Иван Степанович ошибается глубоко, что, дескать, неплохо полежать в больнице несколько дней. Лечение, примененное ко мне, удовольствия мне не доставило. Но я уже в 59 квартире, дом 2 по Васильевской, где значительно уютней и полезней, чем в 59-й больнице.
Жму руку, привет дочерям.
Москва, 30 октября 1976 г.
Дорогие Галина Александровна и Иван Степанович! Шлю Вам новую мою публикацию в «Юности» — на этот раз не колымских, а крымских стихов.
Качество стихов говорит о том, что рука и в семьдесят лет тверда.
Шлю привет детям.
С глубоким уважением В. Шаламов.
Москва, 3/XI-76
Дорогой Варлам Тихонович!
Получили Вашу бандероль. Большое спасибо. Мы искали уже давно этот номер «Юности», но не могли найти. В киоски дают по 2-3 экземпляра, и моментально раскупают.
Мы все сердечно поздравляем Вас и очень рады!
Мне больше всего понравилось Ваше первое стихотворение, и Ивану Степановичу тоже. Вообще мне показалось, что у Вас несколько изменилась манера письма. (Если так можно выразиться.) Она стала более насыщенной, сжатой и в то же время более эмоциональной. Мне это нравится, хотя и прежнее тоже нравилось. Если написала глупость, не сердитесь. Я уже Вам говорила, что у меня «что-то сломалось» в восприятии стихов, это еще случилось на Колыме. И я считаю это одной из горьких своих душевных потерь.
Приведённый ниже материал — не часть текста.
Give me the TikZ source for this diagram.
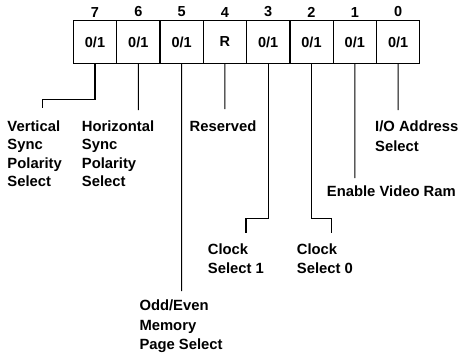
\documentclass[tikz,border=0pt]{standalone}
\usepackage{fontspec}
\setmainfont{Liberation Sans}
\usepackage{tikz}
\usetikzlibrary{positioning}
\tikzstyle{bitcell} = [rectangle, minimum width=43.3pt, minimum height=42.6pt, inner sep=0pt, outer sep=0pt, line width=1.3pt, draw=black, font=\bfseries\fontsize{14.5}{17}\selectfont]
\tikzstyle{bitnum} = [inner sep=0pt, font=\bfseries\fontsize{14.5}{17}\selectfont]
\tikzstyle{desc} = [anchor=north west, inner sep=0pt, align=left, font=\bfseries\fontsize{14.8}{19.5}\selectfont]
\tikzstyle{lead} = [line width=1.1pt]

\begin{document}
\begin{tikzpicture}[x=1pt, y=-1pt]
\useasboundingbox (0,0) rectangle (475,364);

% Cells
\node (c7) [bitcell] at (95,42) {0/1};
\node (c6) [bitcell, right=0pt of c7] {0/1};
\node (c5) [bitcell, right=0pt of c6] {0/1};
\node (c4) [bitcell, right=0pt of c5] {R};
\node (c3) [bitcell, right=0pt of c4] {0/1};
\node (c2) [bitcell, right=0pt of c3] {0/1};
\node (c1) [bitcell, right=0pt of c2] {0/1};
\node (c0) [bitcell, right=0pt of c1] {0/1};

% Bit numbers
\foreach \b in {0,...,7}
  \node (n\b) [bitnum, above=3.4pt of c\b] {\b};

% Labels
\node (vsync) [desc, font=\bfseries\fontsize{14.8}{18.2}\selectfont] at (7.3,120.7) {Vertical\\Sync\\Polarity\\Select};
\node (hsync) [desc, font=\bfseries\fontsize{14.8}{18.2}\selectfont] at (81.7,120.7) {Horizontal\\Sync\\Polarity\\Select};
\node (resv) [desc] at (189.5,120.7) {Reserved};
\node (ioaddr) [desc] at (375,121) {I/O Address\\Select};
\node (vram) [desc] at (326.7,186) {Enable Video Ram};
\node (clk1) [desc] at (207.7,243.3) {Clock\\Select 1};
\node (clk0) [desc] at (296.7,243.3) {Clock\\Select 0};
\node (oddeven) [desc] at (139.3,300) {Odd/Even\\Memory\\Page Select};

% Line ends
\coordinate (e7) at (42.7,108.3);
\coordinate (e6) at (138.3,110);
\coordinate (e5) at (181.6,291);
\coordinate (e4) at (224.9,109);
\coordinate (e3) at (246,232.7);
\coordinate (e2) at (331.7,232.7);
\coordinate (e1) at (354.8,178);
\coordinate (e0) at (398.1,110);

% Lines
\draw [lead] (c7.south) -- ++(0,36) -| (e7);
\draw [lead] (c6.south) -- (e6);
\draw [lead] (c5.south) -- (e5);
\draw [lead] (c4.south) -- (e4);
\draw [lead] (c3.south) -- ++(0,155) -| (e3);
\draw [lead] (c2.south) -- ++(0,155) -| (e2);
\draw [lead] (c1.south) -- (e1);
\draw [lead] (c0.south) -- (e0);

\end{tikzpicture}
\end{document}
Как Вы себя чувствуете? Вам надо хорошо отдохнуть. Все наши шлют Вам приветы и добрые пожелания, и я, конечно.
Галина Александровна.
Дорогая Галина Александровна.
Причины, почему стихи меняются — не составляют для работающего тайны.
Объясняется это тем, что стараешься с каждым новым стихом дать что-то новое, свежее.
Для ялтинского цикла, который и составил публикацию в № 10 «Юности», наиболее характерны для автора — является первое и последнее, хотя и миниатюра «Московская толчея» сразу же привлечет внимание очередного Чайковского своей новой сверхэкономичностью и так далее.
Последнее стихотворение — все на повторах и написано в тот момент, когда найдена «Небесная крыша» — то есть крыша мира, тот самый Памир, близ которого мы с Вами живем.
Вторая строфа — отделка тех же звуковых повторов, к-р-ч.
Первое стихотворение «Мой день расписан по минутам...» продолжает знаменитую лермонтовскую «Русалку». У Лермонтова было пять «о» подряд.
Русалка плыла по реке голубой
Озаряема полной луной.
Пастернак пробовал:
«О, вольноотпущенница. Если вспомнится...» Я тоже выступил: четыре «о» подряд.